Black Hat 2015: Cracking just about anything

Tim Greene

Researchers at the Black Hat 2015 conference next week will show how to crack Internet routing protocols, malware-detecting honeypots, radio-frequency ID gear that gates building access, and more, but also offer tips on how to avoid becoming victims to their new attacks.

A pair of researchers will release a hardware device that exploits weaknesses in RFID access controls and show how to use it to break into buildings. The device exploits the communication protocol used by most access-control systems, according to the team, Eric Evenchick, a freelance developer, and Mark Baseggio, a security consultant for Accuvant.

The device, which attackers would embed in the RFID reader protecting doors, can use cell phones or PCs to circumvent access controls via Bluetooth LE, they say. Their goal is to show businesses relying on RFID for physical security that they need to take steps to lower the chance of successful breaches.

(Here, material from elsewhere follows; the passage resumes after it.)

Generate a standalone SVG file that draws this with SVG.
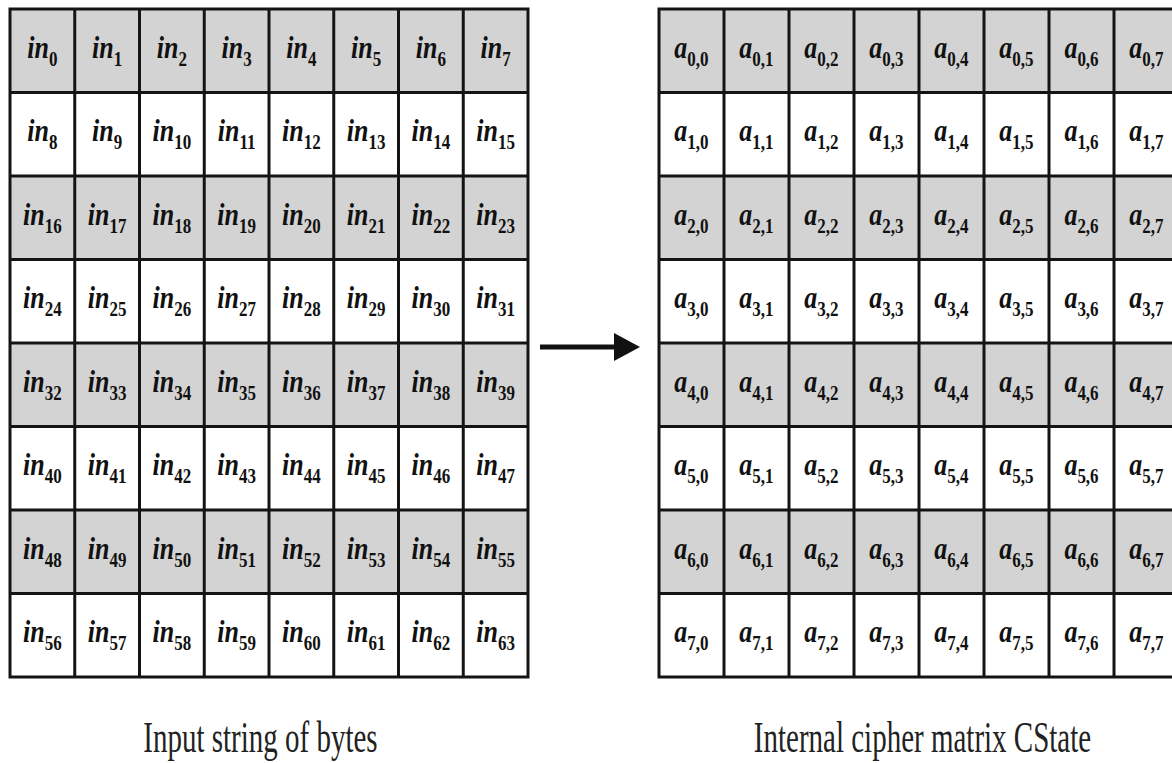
<svg xmlns="http://www.w3.org/2000/svg" width="1172" height="763" viewBox="0 0 1172 763">
  <style>
    .bg { fill: #ffffff; }
    .sh { fill: #d3d3d3; }
    .ln { fill: none; stroke: #141414; stroke-width: 3; stroke-linecap: square; }
    .c { font-family: "Liberation Serif", "Times New Roman", serif; font-weight: bold; font-style: italic; font-size: 26px; fill: #111; text-anchor: middle; }
    .s { font-size: 17px; font-style: normal; }
    .lb { font-family: "Liberation Serif", "Times New Roman", serif; font-size: 29px; fill: #222; text-anchor: middle; }
    .ar { stroke: #111; stroke-width: 5; fill: none; }
    .ah { fill: #111; }
  </style>
  <rect class="bg" x="0" y="0" width="1172" height="763"/>

  <!-- 8x8 input byte string -->
  <g id="input-grid">
    <rect class="sh" x="10" y="9" width="518" height="83.5"/>
    <rect class="sh" x="10" y="176" width="518" height="83.5"/>
    <rect class="sh" x="10" y="343" width="518" height="83.5"/>
    <rect class="sh" x="10" y="510" width="518" height="83.5"/>
    <path class="ln" d="M10,9V677M74.75,9V677M139.5,9V677M204.25,9V677M269,9V677M333.75,9V677M398.5,9V677M463.25,9V677M528,9V677
      M10,9H528M10,92.5H528M10,176H528M10,259.5H528M10,343H528M10,426.5H528M10,510H528M10,593.5H528M10,677H528"/>
    <g id="in-row0" class="c" transform="translate(0,57.75) scale(1,1.2)">
      <text x="42.4">in<tspan class="s" dy="6.7">0</tspan></text>
      <text x="107.1">in<tspan class="s" dy="6.7">1</tspan></text>
      <text x="171.9">in<tspan class="s" dy="6.7">2</tspan></text>
      <text x="236.6">in<tspan class="s" dy="6.7">3</tspan></text>
      <text x="301.4">in<tspan class="s" dy="6.7">4</tspan></text>
      <text x="366.1">in<tspan class="s" dy="6.7">5</tspan></text>
      <text x="430.9">in<tspan class="s" dy="6.7">6</tspan></text>
      <text x="495.6">in<tspan class="s" dy="6.7">7</tspan></text>
    </g>
    <g id="in-row1" class="c" transform="translate(0,141.25) scale(1,1.2)">
      <text x="42.4">in<tspan class="s" dy="6.7">8</tspan></text>
      <text x="107.1">in<tspan class="s" dy="6.7">9</tspan></text>
      <text x="171.9">in<tspan class="s" dy="6.7">10</tspan></text>
      <text x="236.6">in<tspan class="s" dy="6.7">11</tspan></text>
      <text x="301.4">in<tspan class="s" dy="6.7">12</tspan></text>
      <text x="366.1">in<tspan class="s" dy="6.7">13</tspan></text>
      <text x="430.9">in<tspan class="s" dy="6.7">14</tspan></text>
      <text x="495.6">in<tspan class="s" dy="6.7">15</tspan></text>
    </g>
    <g id="in-row2" class="c" transform="translate(0,224.75) scale(1,1.2)">
      <text x="42.4">in<tspan class="s" dy="6.7">16</tspan></text>
      <text x="107.1">in<tspan class="s" dy="6.7">17</tspan></text>
      <text x="171.9">in<tspan class="s" dy="6.7">18</tspan></text>
      <text x="236.6">in<tspan class="s" dy="6.7">19</tspan></text>
      <text x="301.4">in<tspan class="s" dy="6.7">20</tspan></text>
      <text x="366.1">in<tspan class="s" dy="6.7">21</tspan></text>
      <text x="430.9">in<tspan class="s" dy="6.7">22</tspan></text>
      <text x="495.6">in<tspan class="s" dy="6.7">23</tspan></text>
    </g>
    <g id="in-row3" class="c" transform="translate(0,308.25) scale(1,1.2)">
      <text x="42.4">in<tspan class="s" dy="6.7">24</tspan></text>
      <text x="107.1">in<tspan class="s" dy="6.7">25</tspan></text>
      <text x="171.9">in<tspan class="s" dy="6.7">26</tspan></text>
      <text x="236.6">in<tspan class="s" dy="6.7">27</tspan></text>
      <text x="301.4">in<tspan class="s" dy="6.7">28</tspan></text>
      <text x="366.1">in<tspan class="s" dy="6.7">29</tspan></text>
      <text x="430.9">in<tspan class="s" dy="6.7">30</tspan></text>
      <text x="495.6">in<tspan class="s" dy="6.7">31</tspan></text>
    </g>
    <g id="in-row4" class="c" transform="translate(0,391.75) scale(1,1.2)">
      <text x="42.4">in<tspan class="s" dy="6.7">32</tspan></text>
      <text x="107.1">in<tspan class="s" dy="6.7">33</tspan></text>
      <text x="171.9">in<tspan class="s" dy="6.7">34</tspan></text>
      <text x="236.6">in<tspan class="s" dy="6.7">35</tspan></text>
      <text x="301.4">in<tspan class="s" dy="6.7">36</tspan></text>
      <text x="366.1">in<tspan class="s" dy="6.7">37</tspan></text>
      <text x="430.9">in<tspan class="s" dy="6.7">38</tspan></text>
      <text x="495.6">in<tspan class="s" dy="6.7">39</tspan></text>
    </g>
    <g id="in-row5" class="c" transform="translate(0,475.25) scale(1,1.2)">
      <text x="42.4">in<tspan class="s" dy="6.7">40</tspan></text>
      <text x="107.1">in<tspan class="s" dy="6.7">41</tspan></text>
      <text x="171.9">in<tspan class="s" dy="6.7">42</tspan></text>
      <text x="236.6">in<tspan class="s" dy="6.7">43</tspan></text>
      <text x="301.4">in<tspan class="s" dy="6.7">44</tspan></text>
      <text x="366.1">in<tspan class="s" dy="6.7">45</tspan></text>
      <text x="430.9">in<tspan class="s" dy="6.7">46</tspan></text>
      <text x="495.6">in<tspan class="s" dy="6.7">47</tspan></text>
    </g>
    <g id="in-row6" class="c" transform="translate(0,558.75) scale(1,1.2)">
      <text x="42.4">in<tspan class="s" dy="6.7">48</tspan></text>
      <text x="107.1">in<tspan class="s" dy="6.7">49</tspan></text>
      <text x="171.9">in<tspan class="s" dy="6.7">50</tspan></text>
      <text x="236.6">in<tspan class="s" dy="6.7">51</tspan></text>
      <text x="301.4">in<tspan class="s" dy="6.7">52</tspan></text>
      <text x="366.1">in<tspan class="s" dy="6.7">53</tspan></text>
      <text x="430.9">in<tspan class="s" dy="6.7">54</tspan></text>
      <text x="495.6">in<tspan class="s" dy="6.7">55</tspan></text>
    </g>
    <g id="in-row7" class="c" transform="translate(0,642.25) scale(1,1.2)">
      <text x="42.4">in<tspan class="s" dy="6.7">56</tspan></text>
      <text x="107.1">in<tspan class="s" dy="6.7">57</tspan></text>
      <text x="171.9">in<tspan class="s" dy="6.7">58</tspan></text>
      <text x="236.6">in<tspan class="s" dy="6.7">59</tspan></text>
      <text x="301.4">in<tspan class="s" dy="6.7">60</tspan></text>
      <text x="366.1">in<tspan class="s" dy="6.7">61</tspan></text>
      <text x="430.9">in<tspan class="s" dy="6.7">62</tspan></text>
      <text x="495.6">in<tspan class="s" dy="6.7">63</tspan></text>
    </g>
  </g>

  <!-- 8x8 internal state matrix -->
  <g id="state-grid">
    <rect class="sh" x="659" y="9" width="520" height="83.5"/>
    <rect class="sh" x="659" y="176" width="520" height="83.5"/>
    <rect class="sh" x="659" y="343" width="520" height="83.5"/>
    <rect class="sh" x="659" y="510" width="520" height="83.5"/>
    <path class="ln" d="M659,9V677M724,9V677M789,9V677M854,9V677M919,9V677M984,9V677M1049,9V677M1114,9V677M1179,9V677
      M659,9H1179M659,92.5H1179M659,176H1179M659,259.5H1179M659,343H1179M659,426.5H1179M659,510H1179M659,593.5H1179M659,677H1179"/>
    <g id="a-row0" class="c" transform="translate(0,57.75) scale(1,1.2)">
      <text x="691.5">a<tspan class="s" dy="6.7">0,0</tspan></text>
      <text x="756.5">a<tspan class="s" dy="6.7">0,1</tspan></text>
      <text x="821.5">a<tspan class="s" dy="6.7">0,2</tspan></text>
      <text x="886.5">a<tspan class="s" dy="6.7">0,3</tspan></text>
      <text x="951.5">a<tspan class="s" dy="6.7">0,4</tspan></text>
      <text x="1016.5">a<tspan class="s" dy="6.7">0,5</tspan></text>
      <text x="1081.5">a<tspan class="s" dy="6.7">0,6</tspan></text>
      <text x="1146.5">a<tspan class="s" dy="6.7">0,7</tspan></text>
    </g>
    <g id="a-row1" class="c" transform="translate(0,141.25) scale(1,1.2)">
      <text x="691.5">a<tspan class="s" dy="6.7">1,0</tspan></text>
      <text x="756.5">a<tspan class="s" dy="6.7">1,1</tspan></text>
      <text x="821.5">a<tspan class="s" dy="6.7">1,2</tspan></text>
      <text x="886.5">a<tspan class="s" dy="6.7">1,3</tspan></text>
      <text x="951.5">a<tspan class="s" dy="6.7">1,4</tspan></text>
      <text x="1016.5">a<tspan class="s" dy="6.7">1,5</tspan></text>
      <text x="1081.5">a<tspan class="s" dy="6.7">1,6</tspan></text>
      <text x="1146.5">a<tspan class="s" dy="6.7">1,7</tspan></text>
    </g>
    <g id="a-row2" class="c" transform="translate(0,224.75) scale(1,1.2)">
      <text x="691.5">a<tspan class="s" dy="6.7">2,0</tspan></text>
      <text x="756.5">a<tspan class="s" dy="6.7">2,1</tspan></text>
      <text x="821.5">a<tspan class="s" dy="6.7">2,2</tspan></text>
      <text x="886.5">a<tspan class="s" dy="6.7">2,3</tspan></text>
      <text x="951.5">a<tspan class="s" dy="6.7">2,4</tspan></text>
      <text x="1016.5">a<tspan class="s" dy="6.7">2,5</tspan></text>
      <text x="1081.5">a<tspan class="s" dy="6.7">2,6</tspan></text>
      <text x="1146.5">a<tspan class="s" dy="6.7">2,7</tspan></text>
    </g>
    <g id="a-row3" class="c" transform="translate(0,308.25) scale(1,1.2)">
      <text x="691.5">a<tspan class="s" dy="6.7">3,0</tspan></text>
      <text x="756.5">a<tspan class="s" dy="6.7">3,1</tspan></text>
      <text x="821.5">a<tspan class="s" dy="6.7">3,2</tspan></text>
      <text x="886.5">a<tspan class="s" dy="6.7">3,3</tspan></text>
      <text x="951.5">a<tspan class="s" dy="6.7">3,4</tspan></text>
      <text x="1016.5">a<tspan class="s" dy="6.7">3,5</tspan></text>
      <text x="1081.5">a<tspan class="s" dy="6.7">3,6</tspan></text>
      <text x="1146.5">a<tspan class="s" dy="6.7">3,7</tspan></text>
    </g>
    <g id="a-row4" class="c" transform="translate(0,391.75) scale(1,1.2)">
      <text x="691.5">a<tspan class="s" dy="6.7">4,0</tspan></text>
      <text x="756.5">a<tspan class="s" dy="6.7">4,1</tspan></text>
      <text x="821.5">a<tspan class="s" dy="6.7">4,2</tspan></text>
      <text x="886.5">a<tspan class="s" dy="6.7">4,3</tspan></text>
      <text x="951.5">a<tspan class="s" dy="6.7">4,4</tspan></text>
      <text x="1016.5">a<tspan class="s" dy="6.7">4,5</tspan></text>
      <text x="1081.5">a<tspan class="s" dy="6.7">4,6</tspan></text>
      <text x="1146.5">a<tspan class="s" dy="6.7">4,7</tspan></text>
    </g>
    <g id="a-row5" class="c" transform="translate(0,475.25) scale(1,1.2)">
      <text x="691.5">a<tspan class="s" dy="6.7">5,0</tspan></text>
      <text x="756.5">a<tspan class="s" dy="6.7">5,1</tspan></text>
      <text x="821.5">a<tspan class="s" dy="6.7">5,2</tspan></text>
      <text x="886.5">a<tspan class="s" dy="6.7">5,3</tspan></text>
      <text x="951.5">a<tspan class="s" dy="6.7">5,4</tspan></text>
      <text x="1016.5">a<tspan class="s" dy="6.7">5,5</tspan></text>
      <text x="1081.5">a<tspan class="s" dy="6.7">5,6</tspan></text>
      <text x="1146.5">a<tspan class="s" dy="6.7">5,7</tspan></text>
    </g>
    <g id="a-row6" class="c" transform="translate(0,558.75) scale(1,1.2)">
      <text x="691.5">a<tspan class="s" dy="6.7">6,0</tspan></text>
      <text x="756.5">a<tspan class="s" dy="6.7">6,1</tspan></text>
      <text x="821.5">a<tspan class="s" dy="6.7">6,2</tspan></text>
      <text x="886.5">a<tspan class="s" dy="6.7">6,3</tspan></text>
      <text x="951.5">a<tspan class="s" dy="6.7">6,4</tspan></text>
      <text x="1016.5">a<tspan class="s" dy="6.7">6,5</tspan></text>
      <text x="1081.5">a<tspan class="s" dy="6.7">6,6</tspan></text>
      <text x="1146.5">a<tspan class="s" dy="6.7">6,7</tspan></text>
    </g>
    <g id="a-row7" class="c" transform="translate(0,642.25) scale(1,1.2)">
      <text x="691.5">a<tspan class="s" dy="6.7">7,0</tspan></text>
      <text x="756.5">a<tspan class="s" dy="6.7">7,1</tspan></text>
      <text x="821.5">a<tspan class="s" dy="6.7">7,2</tspan></text>
      <text x="886.5">a<tspan class="s" dy="6.7">7,3</tspan></text>
      <text x="951.5">a<tspan class="s" dy="6.7">7,4</tspan></text>
      <text x="1016.5">a<tspan class="s" dy="6.7">7,5</tspan></text>
      <text x="1081.5">a<tspan class="s" dy="6.7">7,6</tspan></text>
      <text x="1146.5">a<tspan class="s" dy="6.7">7,7</tspan></text>
    </g>
  </g>

  <!-- mapping arrow -->
  <g id="connectors">
    <path class="ar" d="M540,347H616"/>
    <path class="ah" d="M614,333L640,347L614,361z"/>
  </g>

  <!-- captions -->
  <g id="captions" class="lb">
    <text transform="translate(260.5,752) scale(1,1.5)">Input string of bytes</text>
    <text transform="translate(922.5,752) scale(1,1.5)">Internal cipher matrix CState</text>
  </g>
</svg>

Honeypots decoy systems set up to gather information about attackers can be commandeered and used against the networks they are meant to defend, another research team says. It will release a list of vulnerabilities that make it easy for attackers to recognize and avoid honeypots.

Further, honeypots can be not just bypassed but actually turned into an attack tool, according to the researchers, Dean Sysman, Gadi Evron and Itamar Sher, who work for Cymmetria. "As a case study, we will concentrate on platforms deployed in real organizational networks, mapping them globally, and demonstrating how it is possible to both bypass and use these honeypots to the attacker's advantage," they say.

A separate briefing will take the alternative approach and release an open-source honeypot OpenCanary -- that is better designed to lure attackers in so they reveal their intent. "Well deployed honeypots can be invaluable tools in the defender's arsenal, and don't need to look anything like the honeypots of old," say the researchers, Haroon Meer and Marco Slaviero, who both work at applied research firm Thinkst.

"We will explore the factors that limit adoption and will discuss how to overcome them," they say. "We will demonstrate new techniques to make your honeypots more hacker-discoverable and will share data from running actual honeypots in real organizations."        

A separate briefing will show how to hijack internet routing in order to crack the encryption used to protect online transactions. This encryption SSL/TLS trusts the Internet's core border gateway protocol (BGP) routers to swap encryption keys securely. But Artyom Gavrichenkov, a developer for the Qrator DDoS mitigation network, says he can hijack BGP and exploit it to break SSL/TLS. He also says he's going to discuss how to prevent this from happening.

Android is already taking a beating with revelations about flaws in Stagefright, the Android media player, and that problem will be discussed at Black Hat by the man who uncovered it, Joshua Drake, director of platform research and exploitation at Zimperium Enterprise Mobile Security. And other researchers will show other ways to hijack Android devices.